Now, a team of researchers led by Kanav Kahol of Arizona State University is engaged in a project to determine the effects of long-term musculoskeletal stresses multi-touch devices place on us. The team, which includes computer interaction researchers, kinesiologists and ergonomic experts from ASU and Harvard University, also are developing a tool kit that could be used by designers when they refine new multi-touch systems.
"When we use our iPhone or iPad, we don't naturally think that it might lead to a musculoskeletal disorder," said Kahol, an assistant professor in ASU's Department of Biomedical Informatics. "But the fact is it could, and we don't even know it. We are all part of a large experiment. Multi-touch systems might be great for usability of a device, but we just don't know what it does to our musculoskeletal system."

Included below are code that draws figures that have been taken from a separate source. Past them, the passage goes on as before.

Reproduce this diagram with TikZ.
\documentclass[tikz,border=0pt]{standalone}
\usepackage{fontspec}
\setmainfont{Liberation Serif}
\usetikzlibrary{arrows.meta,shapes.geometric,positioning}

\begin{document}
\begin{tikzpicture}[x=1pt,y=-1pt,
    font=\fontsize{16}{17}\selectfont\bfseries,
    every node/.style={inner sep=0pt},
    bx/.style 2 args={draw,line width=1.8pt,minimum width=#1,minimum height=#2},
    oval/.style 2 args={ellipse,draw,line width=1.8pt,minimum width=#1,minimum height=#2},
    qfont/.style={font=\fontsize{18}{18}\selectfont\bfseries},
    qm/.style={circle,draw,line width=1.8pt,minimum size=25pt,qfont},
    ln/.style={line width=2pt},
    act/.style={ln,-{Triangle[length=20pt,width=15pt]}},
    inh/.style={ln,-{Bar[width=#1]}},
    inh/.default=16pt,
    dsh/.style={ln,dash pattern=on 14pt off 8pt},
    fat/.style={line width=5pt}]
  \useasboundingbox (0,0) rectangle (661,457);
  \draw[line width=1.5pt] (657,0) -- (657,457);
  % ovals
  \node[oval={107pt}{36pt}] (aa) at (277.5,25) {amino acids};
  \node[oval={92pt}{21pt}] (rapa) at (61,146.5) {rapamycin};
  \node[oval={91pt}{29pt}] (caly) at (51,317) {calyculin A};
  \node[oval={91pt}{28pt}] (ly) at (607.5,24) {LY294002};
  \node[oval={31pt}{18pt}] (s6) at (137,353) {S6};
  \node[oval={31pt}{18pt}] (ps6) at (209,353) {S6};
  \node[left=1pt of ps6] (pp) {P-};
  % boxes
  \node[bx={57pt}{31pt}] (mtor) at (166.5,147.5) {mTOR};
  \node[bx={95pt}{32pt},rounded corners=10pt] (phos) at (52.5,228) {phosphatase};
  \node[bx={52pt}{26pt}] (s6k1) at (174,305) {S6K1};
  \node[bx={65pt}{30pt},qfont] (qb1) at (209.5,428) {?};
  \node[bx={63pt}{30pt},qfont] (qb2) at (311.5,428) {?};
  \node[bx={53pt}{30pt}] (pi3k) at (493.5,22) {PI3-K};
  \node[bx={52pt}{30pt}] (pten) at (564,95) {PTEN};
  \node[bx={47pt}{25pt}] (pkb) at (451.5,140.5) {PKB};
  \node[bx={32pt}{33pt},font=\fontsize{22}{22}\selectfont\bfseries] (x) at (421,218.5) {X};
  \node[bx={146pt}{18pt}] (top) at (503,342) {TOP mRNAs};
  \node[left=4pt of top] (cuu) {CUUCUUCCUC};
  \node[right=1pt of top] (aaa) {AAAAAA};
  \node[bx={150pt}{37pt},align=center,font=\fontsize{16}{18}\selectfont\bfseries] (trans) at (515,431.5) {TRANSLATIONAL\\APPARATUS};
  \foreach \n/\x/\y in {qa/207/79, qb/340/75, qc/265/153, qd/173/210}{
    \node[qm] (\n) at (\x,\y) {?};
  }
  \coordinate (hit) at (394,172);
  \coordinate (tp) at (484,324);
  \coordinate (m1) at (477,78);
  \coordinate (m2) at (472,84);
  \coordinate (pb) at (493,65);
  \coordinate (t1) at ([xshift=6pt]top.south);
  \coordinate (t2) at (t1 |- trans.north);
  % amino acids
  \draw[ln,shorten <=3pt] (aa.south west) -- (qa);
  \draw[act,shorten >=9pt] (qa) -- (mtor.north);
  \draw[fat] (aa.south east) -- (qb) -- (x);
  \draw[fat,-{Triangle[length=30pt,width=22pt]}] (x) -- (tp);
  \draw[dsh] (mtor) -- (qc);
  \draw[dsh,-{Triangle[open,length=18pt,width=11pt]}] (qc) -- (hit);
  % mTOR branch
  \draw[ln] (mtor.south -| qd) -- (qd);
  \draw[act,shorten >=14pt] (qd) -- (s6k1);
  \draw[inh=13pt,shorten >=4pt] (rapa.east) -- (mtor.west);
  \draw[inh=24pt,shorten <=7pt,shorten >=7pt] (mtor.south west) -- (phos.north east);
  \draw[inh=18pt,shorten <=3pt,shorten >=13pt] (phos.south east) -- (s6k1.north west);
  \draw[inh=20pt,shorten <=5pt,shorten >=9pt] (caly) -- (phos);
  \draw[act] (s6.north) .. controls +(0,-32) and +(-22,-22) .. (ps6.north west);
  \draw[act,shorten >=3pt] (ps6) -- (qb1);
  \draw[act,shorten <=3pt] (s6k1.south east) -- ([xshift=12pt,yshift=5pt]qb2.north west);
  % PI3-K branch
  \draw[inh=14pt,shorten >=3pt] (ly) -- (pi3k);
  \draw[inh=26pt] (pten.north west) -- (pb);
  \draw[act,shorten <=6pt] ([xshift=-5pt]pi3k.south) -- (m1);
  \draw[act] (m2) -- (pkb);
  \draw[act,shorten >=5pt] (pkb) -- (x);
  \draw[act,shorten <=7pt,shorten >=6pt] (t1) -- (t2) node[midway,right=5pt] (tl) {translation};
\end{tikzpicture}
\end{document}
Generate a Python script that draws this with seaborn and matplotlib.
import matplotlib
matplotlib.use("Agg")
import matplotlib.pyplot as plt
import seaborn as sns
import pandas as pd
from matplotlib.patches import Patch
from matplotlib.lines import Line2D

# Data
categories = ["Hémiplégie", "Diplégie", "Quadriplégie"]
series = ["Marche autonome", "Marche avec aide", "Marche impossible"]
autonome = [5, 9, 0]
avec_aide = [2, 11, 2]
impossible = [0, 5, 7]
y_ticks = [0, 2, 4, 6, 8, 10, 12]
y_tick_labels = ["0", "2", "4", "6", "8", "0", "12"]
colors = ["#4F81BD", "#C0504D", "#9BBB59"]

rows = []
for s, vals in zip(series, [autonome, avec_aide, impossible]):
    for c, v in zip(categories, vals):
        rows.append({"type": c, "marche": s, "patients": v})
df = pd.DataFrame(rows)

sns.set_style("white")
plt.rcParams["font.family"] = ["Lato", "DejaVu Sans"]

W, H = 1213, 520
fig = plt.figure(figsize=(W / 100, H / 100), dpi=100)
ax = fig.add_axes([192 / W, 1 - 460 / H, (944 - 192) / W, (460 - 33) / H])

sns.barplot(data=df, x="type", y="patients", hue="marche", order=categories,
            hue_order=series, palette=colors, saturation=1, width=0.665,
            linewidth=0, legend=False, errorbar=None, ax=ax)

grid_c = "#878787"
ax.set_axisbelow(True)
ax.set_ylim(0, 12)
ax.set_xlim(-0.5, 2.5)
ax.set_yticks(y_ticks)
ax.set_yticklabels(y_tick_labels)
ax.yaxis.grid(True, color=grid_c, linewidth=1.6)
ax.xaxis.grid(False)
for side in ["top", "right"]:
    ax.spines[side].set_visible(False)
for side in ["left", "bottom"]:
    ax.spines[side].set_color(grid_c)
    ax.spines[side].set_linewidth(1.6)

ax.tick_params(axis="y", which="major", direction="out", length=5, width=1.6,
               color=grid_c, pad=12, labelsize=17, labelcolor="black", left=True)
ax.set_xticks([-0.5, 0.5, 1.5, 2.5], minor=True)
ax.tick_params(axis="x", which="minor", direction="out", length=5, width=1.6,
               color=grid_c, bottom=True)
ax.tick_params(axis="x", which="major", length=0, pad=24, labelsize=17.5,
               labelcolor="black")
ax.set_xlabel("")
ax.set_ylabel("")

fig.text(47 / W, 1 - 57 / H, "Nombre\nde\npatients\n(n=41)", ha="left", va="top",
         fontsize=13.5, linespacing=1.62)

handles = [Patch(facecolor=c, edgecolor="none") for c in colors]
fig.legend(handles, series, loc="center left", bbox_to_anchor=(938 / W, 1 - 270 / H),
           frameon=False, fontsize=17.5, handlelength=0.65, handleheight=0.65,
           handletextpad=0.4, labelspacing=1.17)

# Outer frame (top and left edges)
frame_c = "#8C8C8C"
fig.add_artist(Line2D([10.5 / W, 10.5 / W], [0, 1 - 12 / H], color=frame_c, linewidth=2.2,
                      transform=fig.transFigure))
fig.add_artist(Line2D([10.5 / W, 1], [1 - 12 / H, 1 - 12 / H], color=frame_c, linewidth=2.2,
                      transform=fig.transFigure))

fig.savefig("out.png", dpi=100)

As we move towards a world where human-computer interaction is based on various body movements that are not well documented or studied we face serious and grave risk of creating technology and systems that may lead to musculoskeletal disorders (MSD), Kahol said.
Many of today's multi-touch systems have no consideration of eliminating gestures that are known to lead to MSDs, or eliminating gestures that are symptomatic of a patient population, Kahol said. This project - supported by a $1.2 million grant from the National Science Foundation - aims to develop best practices and standards for interactions that are safe and cause minimal user stress while allowing users to fully benefit from the new levels of immersion that multi-touch interaction facilitates.

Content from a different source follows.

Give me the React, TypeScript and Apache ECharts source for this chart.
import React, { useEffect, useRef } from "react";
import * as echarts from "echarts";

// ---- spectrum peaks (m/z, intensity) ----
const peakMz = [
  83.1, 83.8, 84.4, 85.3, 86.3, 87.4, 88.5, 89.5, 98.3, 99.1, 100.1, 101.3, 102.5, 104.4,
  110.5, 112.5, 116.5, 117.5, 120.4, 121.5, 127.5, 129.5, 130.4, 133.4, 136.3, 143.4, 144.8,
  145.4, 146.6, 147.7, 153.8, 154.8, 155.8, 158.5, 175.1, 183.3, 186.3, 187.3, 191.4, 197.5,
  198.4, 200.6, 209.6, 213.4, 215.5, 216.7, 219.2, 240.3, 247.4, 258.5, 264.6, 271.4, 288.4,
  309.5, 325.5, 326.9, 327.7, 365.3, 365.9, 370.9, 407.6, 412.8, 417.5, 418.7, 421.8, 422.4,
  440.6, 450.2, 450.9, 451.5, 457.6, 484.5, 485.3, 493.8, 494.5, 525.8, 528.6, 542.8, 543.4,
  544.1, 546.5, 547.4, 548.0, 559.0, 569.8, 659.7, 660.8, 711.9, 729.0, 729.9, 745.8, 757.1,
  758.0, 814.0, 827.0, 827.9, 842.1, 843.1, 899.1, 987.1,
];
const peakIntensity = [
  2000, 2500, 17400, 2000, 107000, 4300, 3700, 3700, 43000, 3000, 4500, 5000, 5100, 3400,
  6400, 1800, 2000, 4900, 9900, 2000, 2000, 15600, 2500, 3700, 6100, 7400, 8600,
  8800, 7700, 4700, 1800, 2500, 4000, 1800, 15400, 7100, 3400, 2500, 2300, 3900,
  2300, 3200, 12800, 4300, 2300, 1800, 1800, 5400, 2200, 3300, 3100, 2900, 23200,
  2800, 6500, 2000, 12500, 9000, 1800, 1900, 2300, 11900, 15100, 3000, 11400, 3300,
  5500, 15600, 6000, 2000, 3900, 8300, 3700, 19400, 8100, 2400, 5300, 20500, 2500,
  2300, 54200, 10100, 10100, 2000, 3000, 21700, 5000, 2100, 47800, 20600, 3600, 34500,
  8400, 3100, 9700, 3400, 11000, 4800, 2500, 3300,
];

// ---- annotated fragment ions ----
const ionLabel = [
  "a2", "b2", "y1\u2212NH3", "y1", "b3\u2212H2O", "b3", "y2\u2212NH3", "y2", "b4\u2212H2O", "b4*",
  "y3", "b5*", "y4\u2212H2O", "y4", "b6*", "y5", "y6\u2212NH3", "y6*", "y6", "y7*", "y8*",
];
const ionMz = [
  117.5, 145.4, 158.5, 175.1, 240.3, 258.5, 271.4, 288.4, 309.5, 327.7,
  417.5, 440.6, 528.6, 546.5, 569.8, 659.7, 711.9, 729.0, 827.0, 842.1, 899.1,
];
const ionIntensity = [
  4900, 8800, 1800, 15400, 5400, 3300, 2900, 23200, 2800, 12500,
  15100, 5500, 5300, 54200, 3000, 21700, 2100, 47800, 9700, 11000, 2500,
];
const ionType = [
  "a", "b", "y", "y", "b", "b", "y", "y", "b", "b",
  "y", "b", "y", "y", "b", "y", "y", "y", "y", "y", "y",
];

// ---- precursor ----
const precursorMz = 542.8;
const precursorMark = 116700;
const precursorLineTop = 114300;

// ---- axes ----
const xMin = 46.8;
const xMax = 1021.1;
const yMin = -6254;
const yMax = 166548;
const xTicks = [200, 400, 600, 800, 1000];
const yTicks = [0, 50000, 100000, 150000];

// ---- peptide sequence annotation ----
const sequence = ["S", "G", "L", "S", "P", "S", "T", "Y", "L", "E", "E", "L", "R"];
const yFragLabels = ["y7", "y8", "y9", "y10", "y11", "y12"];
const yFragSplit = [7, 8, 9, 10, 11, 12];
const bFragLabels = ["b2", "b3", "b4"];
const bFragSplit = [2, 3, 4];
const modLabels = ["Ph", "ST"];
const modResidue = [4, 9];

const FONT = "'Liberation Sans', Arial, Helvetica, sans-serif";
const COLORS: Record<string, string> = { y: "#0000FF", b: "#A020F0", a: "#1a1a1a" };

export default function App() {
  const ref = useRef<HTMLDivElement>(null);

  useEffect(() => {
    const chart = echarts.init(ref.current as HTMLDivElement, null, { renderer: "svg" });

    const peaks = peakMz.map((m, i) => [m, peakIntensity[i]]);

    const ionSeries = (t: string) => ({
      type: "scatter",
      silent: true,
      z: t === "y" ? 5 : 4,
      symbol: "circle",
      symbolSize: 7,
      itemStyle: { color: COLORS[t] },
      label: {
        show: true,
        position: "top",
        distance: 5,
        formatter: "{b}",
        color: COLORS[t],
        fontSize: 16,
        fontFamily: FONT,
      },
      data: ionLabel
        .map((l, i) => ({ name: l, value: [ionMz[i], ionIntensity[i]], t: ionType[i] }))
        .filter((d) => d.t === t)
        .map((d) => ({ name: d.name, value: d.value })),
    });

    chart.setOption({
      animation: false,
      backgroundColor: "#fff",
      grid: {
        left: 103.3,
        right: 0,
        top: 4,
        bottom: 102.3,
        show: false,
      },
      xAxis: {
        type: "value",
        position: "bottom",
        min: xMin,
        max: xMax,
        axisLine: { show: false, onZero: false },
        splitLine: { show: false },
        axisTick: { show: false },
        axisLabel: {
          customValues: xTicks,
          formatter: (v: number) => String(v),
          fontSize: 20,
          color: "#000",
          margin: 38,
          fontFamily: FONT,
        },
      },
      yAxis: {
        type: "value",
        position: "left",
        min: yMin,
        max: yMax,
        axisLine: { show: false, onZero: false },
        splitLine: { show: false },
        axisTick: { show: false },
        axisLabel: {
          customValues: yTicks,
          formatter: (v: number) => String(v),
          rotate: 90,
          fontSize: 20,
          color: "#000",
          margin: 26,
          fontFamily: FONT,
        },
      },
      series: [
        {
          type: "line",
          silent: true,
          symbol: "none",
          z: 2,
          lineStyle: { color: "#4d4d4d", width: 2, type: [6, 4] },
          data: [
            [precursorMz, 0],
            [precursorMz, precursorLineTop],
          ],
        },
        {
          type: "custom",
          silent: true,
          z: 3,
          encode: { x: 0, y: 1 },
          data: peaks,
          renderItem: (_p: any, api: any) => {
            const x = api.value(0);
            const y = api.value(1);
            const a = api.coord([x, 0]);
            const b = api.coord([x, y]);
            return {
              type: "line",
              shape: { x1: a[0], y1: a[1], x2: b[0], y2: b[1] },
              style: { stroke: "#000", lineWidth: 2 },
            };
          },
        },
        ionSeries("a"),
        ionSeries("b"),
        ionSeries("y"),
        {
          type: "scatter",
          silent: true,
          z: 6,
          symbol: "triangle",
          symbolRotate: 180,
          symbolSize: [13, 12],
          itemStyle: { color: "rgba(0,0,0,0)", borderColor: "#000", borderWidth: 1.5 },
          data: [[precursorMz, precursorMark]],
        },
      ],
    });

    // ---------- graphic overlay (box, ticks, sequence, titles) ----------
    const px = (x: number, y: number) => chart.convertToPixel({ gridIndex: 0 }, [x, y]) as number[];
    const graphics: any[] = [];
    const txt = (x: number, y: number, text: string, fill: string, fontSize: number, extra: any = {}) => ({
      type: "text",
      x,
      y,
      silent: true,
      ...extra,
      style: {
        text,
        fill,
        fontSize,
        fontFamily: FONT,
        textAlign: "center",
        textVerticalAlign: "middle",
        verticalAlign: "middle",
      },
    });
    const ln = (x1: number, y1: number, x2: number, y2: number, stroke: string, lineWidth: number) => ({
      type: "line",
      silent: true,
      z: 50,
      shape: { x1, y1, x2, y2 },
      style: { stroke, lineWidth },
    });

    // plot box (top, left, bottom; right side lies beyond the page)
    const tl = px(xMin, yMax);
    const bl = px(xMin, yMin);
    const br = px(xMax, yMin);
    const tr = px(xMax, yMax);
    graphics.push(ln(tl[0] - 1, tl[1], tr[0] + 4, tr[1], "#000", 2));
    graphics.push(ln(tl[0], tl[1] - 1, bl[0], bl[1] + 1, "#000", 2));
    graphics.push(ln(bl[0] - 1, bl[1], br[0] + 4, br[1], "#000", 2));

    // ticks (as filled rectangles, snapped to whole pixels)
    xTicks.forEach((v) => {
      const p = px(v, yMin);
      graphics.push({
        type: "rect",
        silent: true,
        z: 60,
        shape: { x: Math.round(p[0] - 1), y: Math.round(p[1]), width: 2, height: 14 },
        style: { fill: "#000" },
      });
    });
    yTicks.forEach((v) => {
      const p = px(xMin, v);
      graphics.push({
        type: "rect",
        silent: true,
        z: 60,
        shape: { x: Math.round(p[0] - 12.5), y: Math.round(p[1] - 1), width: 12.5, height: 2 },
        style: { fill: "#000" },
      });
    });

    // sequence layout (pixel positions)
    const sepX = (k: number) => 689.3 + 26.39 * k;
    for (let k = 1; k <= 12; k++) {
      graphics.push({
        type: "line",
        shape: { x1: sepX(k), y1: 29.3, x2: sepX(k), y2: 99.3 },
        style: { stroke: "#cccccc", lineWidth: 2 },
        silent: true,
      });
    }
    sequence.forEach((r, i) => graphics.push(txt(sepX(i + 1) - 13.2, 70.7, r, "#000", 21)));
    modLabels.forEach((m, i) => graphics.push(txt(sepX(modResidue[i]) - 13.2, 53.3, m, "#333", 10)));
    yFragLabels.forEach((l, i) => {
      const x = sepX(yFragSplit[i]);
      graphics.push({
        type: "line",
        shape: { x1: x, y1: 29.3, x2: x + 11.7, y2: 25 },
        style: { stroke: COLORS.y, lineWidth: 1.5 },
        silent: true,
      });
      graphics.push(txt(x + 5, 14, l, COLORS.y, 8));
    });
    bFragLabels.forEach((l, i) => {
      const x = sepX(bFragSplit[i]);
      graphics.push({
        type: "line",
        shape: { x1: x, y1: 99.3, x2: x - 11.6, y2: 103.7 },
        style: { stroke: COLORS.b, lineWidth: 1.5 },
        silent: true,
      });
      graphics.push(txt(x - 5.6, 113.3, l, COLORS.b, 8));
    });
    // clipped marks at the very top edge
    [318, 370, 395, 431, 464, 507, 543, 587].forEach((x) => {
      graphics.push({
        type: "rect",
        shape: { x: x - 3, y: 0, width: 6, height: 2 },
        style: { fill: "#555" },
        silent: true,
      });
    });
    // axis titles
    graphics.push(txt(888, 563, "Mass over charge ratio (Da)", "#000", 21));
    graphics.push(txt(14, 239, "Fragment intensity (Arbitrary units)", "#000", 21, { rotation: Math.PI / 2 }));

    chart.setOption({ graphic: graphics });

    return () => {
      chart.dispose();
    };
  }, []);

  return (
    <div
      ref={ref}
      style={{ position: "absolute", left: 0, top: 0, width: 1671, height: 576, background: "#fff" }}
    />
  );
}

In addition to Kahol, co-principal investigators on the project are Jack Dennerlein of the Harvard School of Public Health, Boston, and Devin Jindrich, an ASU kinesiologist.
Kahol said the project initially will focus on evaluating the impact multi-touch devices have on the human musculoskeletal system. Users will be fitted with electromyography (EMG) equipment to measure muscle forces, and cyber gloves to measure kinematic features that are produced while they interact with multi-touch systems. The researchers will then evaluate the impact of those stresses.

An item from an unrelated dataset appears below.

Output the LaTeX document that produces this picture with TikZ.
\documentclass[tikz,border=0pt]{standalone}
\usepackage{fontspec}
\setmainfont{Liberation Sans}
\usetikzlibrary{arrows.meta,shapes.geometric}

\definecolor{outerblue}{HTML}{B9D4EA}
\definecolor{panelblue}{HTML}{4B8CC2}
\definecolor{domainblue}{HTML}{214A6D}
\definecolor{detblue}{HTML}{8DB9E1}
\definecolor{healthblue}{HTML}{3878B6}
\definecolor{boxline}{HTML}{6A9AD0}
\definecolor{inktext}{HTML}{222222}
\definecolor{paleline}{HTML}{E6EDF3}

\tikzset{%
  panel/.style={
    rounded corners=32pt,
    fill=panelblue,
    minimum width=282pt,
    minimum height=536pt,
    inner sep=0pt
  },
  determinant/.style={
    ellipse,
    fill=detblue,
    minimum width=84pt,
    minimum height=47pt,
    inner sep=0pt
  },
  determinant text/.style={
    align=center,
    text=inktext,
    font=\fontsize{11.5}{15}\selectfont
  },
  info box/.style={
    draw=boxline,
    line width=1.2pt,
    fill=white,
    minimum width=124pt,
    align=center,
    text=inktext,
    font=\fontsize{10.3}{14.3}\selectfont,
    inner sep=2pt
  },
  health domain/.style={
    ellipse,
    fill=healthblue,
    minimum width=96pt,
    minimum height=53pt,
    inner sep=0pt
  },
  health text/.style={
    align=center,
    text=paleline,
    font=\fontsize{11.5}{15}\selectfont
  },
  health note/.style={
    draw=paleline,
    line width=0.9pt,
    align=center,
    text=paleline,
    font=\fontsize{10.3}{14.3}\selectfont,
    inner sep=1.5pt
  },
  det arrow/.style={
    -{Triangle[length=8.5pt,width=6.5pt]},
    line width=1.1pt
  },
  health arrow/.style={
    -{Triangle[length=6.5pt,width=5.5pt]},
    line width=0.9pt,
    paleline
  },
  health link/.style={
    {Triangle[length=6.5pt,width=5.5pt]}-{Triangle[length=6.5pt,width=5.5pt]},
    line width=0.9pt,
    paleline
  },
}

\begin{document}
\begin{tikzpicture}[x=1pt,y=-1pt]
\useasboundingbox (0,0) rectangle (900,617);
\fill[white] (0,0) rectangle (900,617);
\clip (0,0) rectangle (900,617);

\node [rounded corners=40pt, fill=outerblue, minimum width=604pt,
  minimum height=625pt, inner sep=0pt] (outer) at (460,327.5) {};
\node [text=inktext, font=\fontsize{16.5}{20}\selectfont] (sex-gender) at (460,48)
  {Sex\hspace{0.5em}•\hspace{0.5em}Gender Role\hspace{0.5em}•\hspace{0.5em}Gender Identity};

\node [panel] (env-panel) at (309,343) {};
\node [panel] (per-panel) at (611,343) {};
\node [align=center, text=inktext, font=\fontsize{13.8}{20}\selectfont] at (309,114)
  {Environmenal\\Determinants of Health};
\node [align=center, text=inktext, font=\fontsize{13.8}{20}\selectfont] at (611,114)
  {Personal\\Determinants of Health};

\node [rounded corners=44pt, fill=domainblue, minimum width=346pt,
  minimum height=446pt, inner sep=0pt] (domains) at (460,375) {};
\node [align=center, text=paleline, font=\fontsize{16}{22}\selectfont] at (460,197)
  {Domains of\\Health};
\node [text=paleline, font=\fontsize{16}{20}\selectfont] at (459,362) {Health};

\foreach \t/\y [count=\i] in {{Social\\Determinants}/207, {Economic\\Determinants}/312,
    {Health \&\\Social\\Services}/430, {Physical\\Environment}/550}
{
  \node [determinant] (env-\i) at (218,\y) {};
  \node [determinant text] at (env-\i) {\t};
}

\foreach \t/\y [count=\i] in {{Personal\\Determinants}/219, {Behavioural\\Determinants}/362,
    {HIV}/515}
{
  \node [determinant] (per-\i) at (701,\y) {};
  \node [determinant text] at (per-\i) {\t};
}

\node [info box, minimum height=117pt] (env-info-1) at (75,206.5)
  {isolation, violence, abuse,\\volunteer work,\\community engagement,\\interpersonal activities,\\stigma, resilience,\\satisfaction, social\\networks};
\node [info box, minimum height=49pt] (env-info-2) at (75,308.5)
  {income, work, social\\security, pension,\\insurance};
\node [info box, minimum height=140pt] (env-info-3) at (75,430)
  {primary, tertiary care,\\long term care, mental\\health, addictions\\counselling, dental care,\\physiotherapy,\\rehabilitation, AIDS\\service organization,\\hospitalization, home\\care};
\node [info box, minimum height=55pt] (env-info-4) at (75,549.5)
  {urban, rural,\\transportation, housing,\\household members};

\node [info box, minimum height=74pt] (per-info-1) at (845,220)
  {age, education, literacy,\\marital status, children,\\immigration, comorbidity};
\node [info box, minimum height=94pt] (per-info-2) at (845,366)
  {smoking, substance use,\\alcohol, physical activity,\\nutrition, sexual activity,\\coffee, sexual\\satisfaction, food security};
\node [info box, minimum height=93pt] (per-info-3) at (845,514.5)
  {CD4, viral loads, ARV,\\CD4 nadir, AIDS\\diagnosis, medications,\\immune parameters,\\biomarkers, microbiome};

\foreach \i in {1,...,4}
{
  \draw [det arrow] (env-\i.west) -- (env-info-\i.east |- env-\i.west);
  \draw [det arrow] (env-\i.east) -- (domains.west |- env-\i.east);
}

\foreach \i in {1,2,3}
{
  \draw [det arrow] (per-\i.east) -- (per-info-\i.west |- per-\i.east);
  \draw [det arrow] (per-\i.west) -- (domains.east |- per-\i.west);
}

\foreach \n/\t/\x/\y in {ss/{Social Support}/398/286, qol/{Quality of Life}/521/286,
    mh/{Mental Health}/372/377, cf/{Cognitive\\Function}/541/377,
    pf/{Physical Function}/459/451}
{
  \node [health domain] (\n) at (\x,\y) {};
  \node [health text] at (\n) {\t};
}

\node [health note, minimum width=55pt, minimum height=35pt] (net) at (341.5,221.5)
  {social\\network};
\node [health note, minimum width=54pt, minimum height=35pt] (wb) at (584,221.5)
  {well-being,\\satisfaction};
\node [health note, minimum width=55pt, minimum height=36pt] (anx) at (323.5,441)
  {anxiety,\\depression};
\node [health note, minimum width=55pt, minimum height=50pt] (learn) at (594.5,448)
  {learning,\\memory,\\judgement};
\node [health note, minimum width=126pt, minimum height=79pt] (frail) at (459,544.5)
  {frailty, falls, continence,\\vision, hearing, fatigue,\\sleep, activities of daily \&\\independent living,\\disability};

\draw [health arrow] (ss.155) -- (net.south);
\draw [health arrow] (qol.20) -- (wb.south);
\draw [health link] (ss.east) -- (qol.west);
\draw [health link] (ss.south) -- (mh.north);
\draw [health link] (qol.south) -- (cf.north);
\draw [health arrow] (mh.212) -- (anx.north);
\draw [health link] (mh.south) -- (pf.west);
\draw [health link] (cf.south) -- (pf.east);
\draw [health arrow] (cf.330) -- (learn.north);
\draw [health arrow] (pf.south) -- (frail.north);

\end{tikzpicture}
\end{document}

The second part of the project will develop biomechanical models where the user will be able to "enter the motion of a gesture, and the system will produce the forces being exerted through that motion, like a specific movement of the hand," Kahol explained. "We would then take this data back to the Microsofts, the Apples and other manufacturers so they could use it when they are designing new devices."
The system, Kahol said, will be built with off the shelf components and it will give designers a new tool to use when developing new multi-touch systems.
"The designers, the computer scientists, the programmers, they know little about biomechanical systems, they just want a system that they can employ in a usable manner and tells them if a gesture causes stress or not," Kahol said. "So our major challenge is going to be developing the software, the tool kit and the underlying models that will drive the tool kits."
Kahol said that the last time designers developed a fundamental interaction system with computers they modified the standard keyboard. While it was useful, it was not without its share of drawbacks.
"When we developed the keyboard, we didn't think through how working with it would affect the hands, arms, etc.," Kahol said. "As a result, it created a multimillion dollar industry in treating carpal tunnel syndrome. That is what we want to prevent with multi-touch systems.
"We are going for the preventative, rather than the curative," he added.